» **GOAL OF THE EXERCISE**
Write out each line word for word. Drop pictures.

------------------------------------

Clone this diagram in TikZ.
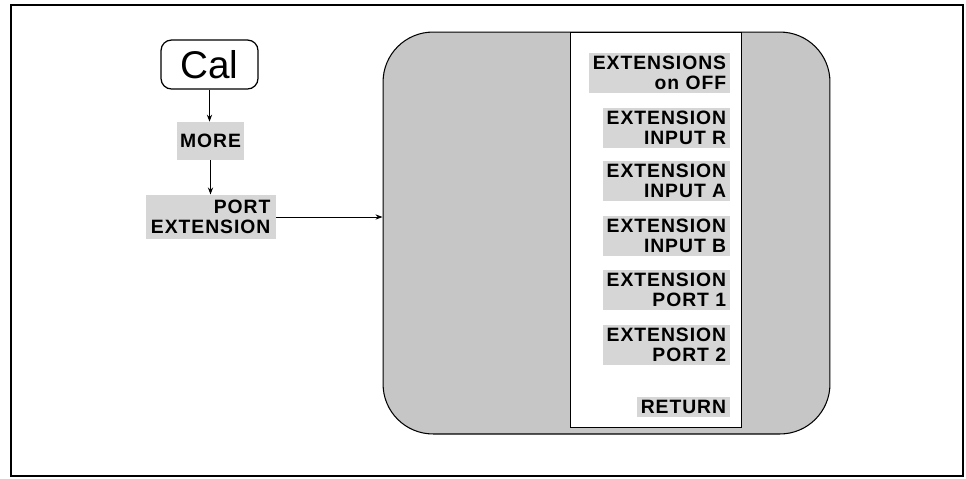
\documentclass[tikz,border=0pt]{standalone}
\usepackage{fontspec}
\setmainfont{Liberation Sans}
\newfontfamily\keyfont[LetterSpace=5]{Liberation Sans}
\usetikzlibrary{arrows.meta, positioning}
\usepackage{xcolor}
\definecolor{kgray}{HTML}{D6D6D6}
\definecolor{mgray}{HTML}{C6C6C6}

\begin{document}
\begin{tikzpicture}[x=0.02cm, y=-0.02cm,
    softkey/.style={rectangle, fill=kgray, inner sep=2pt, align=right,
                    font=\keyfont\bfseries\fontsize{11}{11.5}\selectfont},
    hardkey/.style={rectangle, rounded corners=6pt, draw=black, line width=0.7pt,
                    minimum width=1.94cm, minimum height=0.98cm,
                    font=\fontsize{22}{24}\selectfont},
    arrow/.style={-{Stealth[length=4pt, width=3pt]}, line width=0.5pt, black}
  ]
    \useasboundingbox (0,0) rectangle (966,478);
    \draw[line width=1.2pt] (11,5) rectangle (963,476);

    % menu area with the softkey column
    \node[rectangle, rounded corners=1cm, draw=black, line width=0.6pt, fill=mgray,
          minimum width=8.94cm, minimum height=8.04cm] (menu) at (606.5,233) {};
    \node[rectangle, draw=black, line width=0.5pt, fill=white,
          minimum width=3.42cm, minimum height=7.9cm] (panel) at (655.5,229.5) {};

    \node[softkey, anchor=east] (extonoff) at (730,73) {EXTENSIONS\\on OFF};
    \node[softkey, anchor=east] (extr) at (730,128) {EXTENSION\\INPUT R};
    \node[softkey, anchor=east] (exta) at (730,181) {EXTENSION\\INPUT A};
    \node[softkey, anchor=east] (extb) at (730,236) {EXTENSION\\INPUT B};
    \node[softkey, anchor=east] (extp1) at (730,290) {EXTENSION\\PORT 1};
    \node[softkey, anchor=east] (extp2) at (730,345) {EXTENSION\\PORT 2};
    \node[softkey, anchor=east] (ret) at (730,407) {RETURN};

    % key path
    \node[hardkey] (cal) at (209.5,64.5) {Cal};
    \node[softkey, align=center, minimum width=1.3cm, minimum height=0.76cm] (more) at (210.5,141) {MORE};
    \node[softkey, anchor=east, inner sep=3pt] (portext) at (276,217) {PORT\\EXTENSION};

    \draw[arrow] (cal.south) -- (cal.south |- more.north);
    \draw[arrow] (more.south) -- (more.south |- portext.north);
    \draw[arrow] (portext.east) -- (portext.east -| menu.west);
  \end{tikzpicture}
\end{document}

------------------------------------

» **EXERCISE OUTPUT**
Clone this diagram in TikZ.
\documentclass[tikz,border=0pt]{standalone}
\usepackage{fontspec}
\setmainfont{Liberation Sans}
\newfontfamily\keyfont[LetterSpace=5]{Liberation Sans}
\usetikzlibrary{arrows.meta, positioning}
\usepackage{xcolor}
\definecolor{kgray}{HTML}{D6D6D6}
\definecolor{mgray}{HTML}{C6C6C6}

\begin{document}
\begin{tikzpicture}[x=0.02cm, y=-0.02cm,
    softkey/.style={rectangle, fill=kgray, inner sep=2pt, align=right,
                    font=\keyfont\bfseries\fontsize{11}{11.5}\selectfont},
    hardkey/.style={rectangle, rounded corners=6pt, draw=black, line width=0.7pt,
                    minimum width=1.94cm, minimum height=0.98cm,
                    font=\fontsize{22}{24}\selectfont},
    arrow/.style={-{Stealth[length=4pt, width=3pt]}, line width=0.5pt, black}
  ]
    \useasboundingbox (0,0) rectangle (966,478);
    \draw[line width=1.2pt] (11,5) rectangle (963,476);

    % menu area with the softkey column
    \node[rectangle, rounded corners=1cm, draw=black, line width=0.6pt, fill=mgray,
          minimum width=8.94cm, minimum height=8.04cm] (menu) at (606.5,233) {};
    \node[rectangle, draw=black, line width=0.5pt, fill=white,
          minimum width=3.42cm, minimum height=7.9cm] (panel) at (655.5,229.5) {};

    \node[softkey, anchor=east] (extonoff) at (730,73) {EXTENSIONS\\on OFF};
    \node[softkey, anchor=east] (extr) at (730,128) {EXTENSION\\INPUT R};
    \node[softkey, anchor=east] (exta) at (730,181) {EXTENSION\\INPUT A};
    \node[softkey, anchor=east] (extb) at (730,236) {EXTENSION\\INPUT B};
    \node[softkey, anchor=east] (extp1) at (730,290) {EXTENSION\\PORT 1};
    \node[softkey, anchor=east] (extp2) at (730,345) {EXTENSION\\PORT 2};
    \node[softkey, anchor=east] (ret) at (730,407) {RETURN};

    % key path
    \node[hardkey] (cal) at (209.5,64.5) {Cal};
    \node[softkey, align=center, minimum width=1.3cm, minimum height=0.76cm] (more) at (210.5,141) {MORE};
    \node[softkey, anchor=east, inner sep=3pt] (portext) at (276,217) {PORT\\EXTENSION};

    \draw[arrow] (cal.south) -- (cal.south |- more.north);
    \draw[arrow] (more.south) -- (more.south |- portext.north);
    \draw[arrow] (portext.east) -- (portext.east -| menu.west);
  \end{tikzpicture}
\end{document}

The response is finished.